-- start DATASET SECTION --

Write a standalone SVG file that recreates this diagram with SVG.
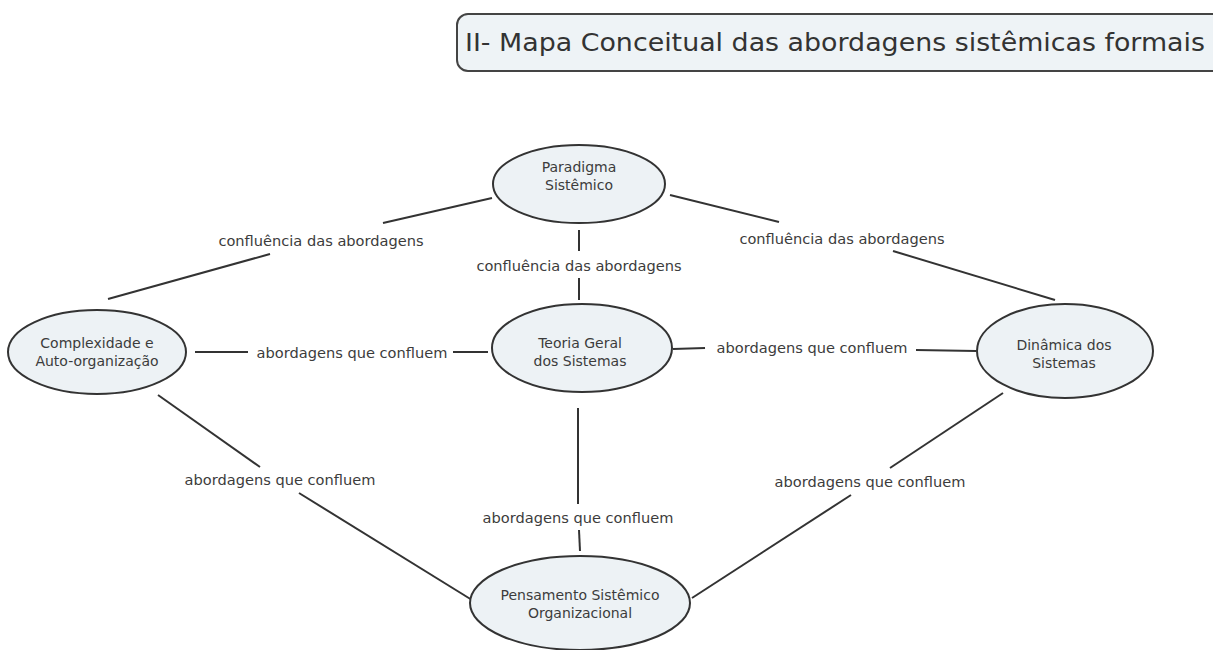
<svg xmlns="http://www.w3.org/2000/svg" width="1213" height="650" viewBox="0 0 1213 650">
<style>
.node ellipse{fill:#edf2f5;stroke:#333;stroke-width:2}
.nt{font-family:"DejaVu Sans",Verdana,sans-serif;font-size:14px;fill:#3c3c3c;text-anchor:middle;dominant-baseline:central}
.lbl{font-family:"DejaVu Sans",Verdana,sans-serif;font-size:14.6px;fill:#3c3c3c;text-anchor:middle;dominant-baseline:central}
#connectors line{stroke:#333;stroke-width:2}
</style>
<rect width="1213" height="650" fill="#fff"/>
<g id="title">
<rect x="457" y="14" width="780" height="57" rx="11" fill="#eef3f6" stroke="#444" stroke-width="2"/>
<text x="465" y="43" font-family="DejaVu Sans,Verdana,sans-serif" font-size="24" fill="#333" dominant-baseline="central" textLength="740" lengthAdjust="spacingAndGlyphs">II- Mapa Conceitual das abordagens sistêmicas formais</text>
</g>
<g id="connectors">
<line x1="492" y1="198" x2="383" y2="223"/>
<line x1="270" y1="254" x2="108" y2="299"/>
<text class="lbl" x="321" y="240">confluência das abordagens</text>
<line x1="579" y1="230" x2="579" y2="251"/>
<line x1="579" y1="278" x2="579" y2="300"/>
<text class="lbl" x="579" y="265">confluência das abordagens</text>
<line x1="670" y1="195" x2="779" y2="222"/>
<line x1="893" y1="251" x2="1055" y2="300"/>
<text class="lbl" x="842" y="238">confluência das abordagens</text>
<line x1="195" y1="352" x2="248" y2="352"/>
<line x1="453" y1="352" x2="488" y2="352"/>
<text class="lbl" x="352" y="352">abordagens que confluem</text>
<line x1="673" y1="349" x2="705" y2="348"/>
<line x1="916" y1="350" x2="976" y2="351"/>
<text class="lbl" x="812" y="347">abordagens que confluem</text>
<line x1="158" y1="395" x2="260" y2="467"/>
<line x1="299" y1="493" x2="472" y2="600"/>
<text class="lbl" x="280" y="479">abordagens que confluem</text>
<line x1="578" y1="408" x2="578" y2="504"/>
<line x1="579" y1="530" x2="580" y2="551"/>
<text class="lbl" x="578" y="517">abordagens que confluem</text>
<line x1="1003" y1="393" x2="890" y2="468"/>
<line x1="851" y1="495" x2="692" y2="598"/>
<text class="lbl" x="870" y="481">abordagens que confluem</text>
</g>
<g id="paradigma" class="node">
<ellipse cx="579" cy="184" rx="86" ry="39"/>
<text class="nt" x="579" y="167">Paradigma</text>
<text class="nt" x="579" y="185">Sistêmico</text>
</g>
<g id="complexidade" class="node">
<ellipse cx="97" cy="352" rx="89" ry="42"/>
<text class="nt" x="97" y="343">Complexidade e</text>
<text class="nt" x="97" y="361">Auto-organização</text>
</g>
<g id="teoria" class="node">
<ellipse cx="582" cy="348" rx="90" ry="44"/>
<text class="nt" x="580" y="343">Teoria Geral</text>
<text class="nt" x="580" y="361">dos Sistemas</text>
</g>
<g id="dinamica" class="node">
<ellipse cx="1065" cy="351" rx="88" ry="47"/>
<text class="nt" x="1064" y="345">Dinâmica dos</text>
<text class="nt" x="1064" y="363">Sistemas</text>
</g>
<g id="pensamento" class="node">
<ellipse cx="580" cy="603" rx="110" ry="47"/>
<text class="nt" x="580" y="595">Pensamento Sistêmico</text>
<text class="nt" x="580" y="613">Organizacional</text>
</g>
</svg>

-- end DATASET SECTION --

* EXERCISE GOAL
Give an exact reproduction of every line, leaving out any picture.

* TASK SOLUTION
Write a standalone SVG file that recreates this diagram with SVG.
<svg xmlns="http://www.w3.org/2000/svg" width="1213" height="650" viewBox="0 0 1213 650">
<style>
.node ellipse{fill:#edf2f5;stroke:#333;stroke-width:2}
.nt{font-family:"DejaVu Sans",Verdana,sans-serif;font-size:14px;fill:#3c3c3c;text-anchor:middle;dominant-baseline:central}
.lbl{font-family:"DejaVu Sans",Verdana,sans-serif;font-size:14.6px;fill:#3c3c3c;text-anchor:middle;dominant-baseline:central}
#connectors line{stroke:#333;stroke-width:2}
</style>
<rect width="1213" height="650" fill="#fff"/>
<g id="title">
<rect x="457" y="14" width="780" height="57" rx="11" fill="#eef3f6" stroke="#444" stroke-width="2"/>
<text x="465" y="43" font-family="DejaVu Sans,Verdana,sans-serif" font-size="24" fill="#333" dominant-baseline="central" textLength="740" lengthAdjust="spacingAndGlyphs">II- Mapa Conceitual das abordagens sistêmicas formais</text>
</g>
<g id="connectors">
<line x1="492" y1="198" x2="383" y2="223"/>
<line x1="270" y1="254" x2="108" y2="299"/>
<text class="lbl" x="321" y="240">confluência das abordagens</text>
<line x1="579" y1="230" x2="579" y2="251"/>
<line x1="579" y1="278" x2="579" y2="300"/>
<text class="lbl" x="579" y="265">confluência das abordagens</text>
<line x1="670" y1="195" x2="779" y2="222"/>
<line x1="893" y1="251" x2="1055" y2="300"/>
<text class="lbl" x="842" y="238">confluência das abordagens</text>
<line x1="195" y1="352" x2="248" y2="352"/>
<line x1="453" y1="352" x2="488" y2="352"/>
<text class="lbl" x="352" y="352">abordagens que confluem</text>
<line x1="673" y1="349" x2="705" y2="348"/>
<line x1="916" y1="350" x2="976" y2="351"/>
<text class="lbl" x="812" y="347">abordagens que confluem</text>
<line x1="158" y1="395" x2="260" y2="467"/>
<line x1="299" y1="493" x2="472" y2="600"/>
<text class="lbl" x="280" y="479">abordagens que confluem</text>
<line x1="578" y1="408" x2="578" y2="504"/>
<line x1="579" y1="530" x2="580" y2="551"/>
<text class="lbl" x="578" y="517">abordagens que confluem</text>
<line x1="1003" y1="393" x2="890" y2="468"/>
<line x1="851" y1="495" x2="692" y2="598"/>
<text class="lbl" x="870" y="481">abordagens que confluem</text>
</g>
<g id="paradigma" class="node">
<ellipse cx="579" cy="184" rx="86" ry="39"/>
<text class="nt" x="579" y="167">Paradigma</text>
<text class="nt" x="579" y="185">Sistêmico</text>
</g>
<g id="complexidade" class="node">
<ellipse cx="97" cy="352" rx="89" ry="42"/>
<text class="nt" x="97" y="343">Complexidade e</text>
<text class="nt" x="97" y="361">Auto-organização</text>
</g>
<g id="teoria" class="node">
<ellipse cx="582" cy="348" rx="90" ry="44"/>
<text class="nt" x="580" y="343">Teoria Geral</text>
<text class="nt" x="580" y="361">dos Sistemas</text>
</g>
<g id="dinamica" class="node">
<ellipse cx="1065" cy="351" rx="88" ry="47"/>
<text class="nt" x="1064" y="345">Dinâmica dos</text>
<text class="nt" x="1064" y="363">Sistemas</text>
</g>
<g id="pensamento" class="node">
<ellipse cx="580" cy="603" rx="110" ry="47"/>
<text class="nt" x="580" y="595">Pensamento Sistêmico</text>
<text class="nt" x="580" y="613">Organizacional</text>
</g>
</svg>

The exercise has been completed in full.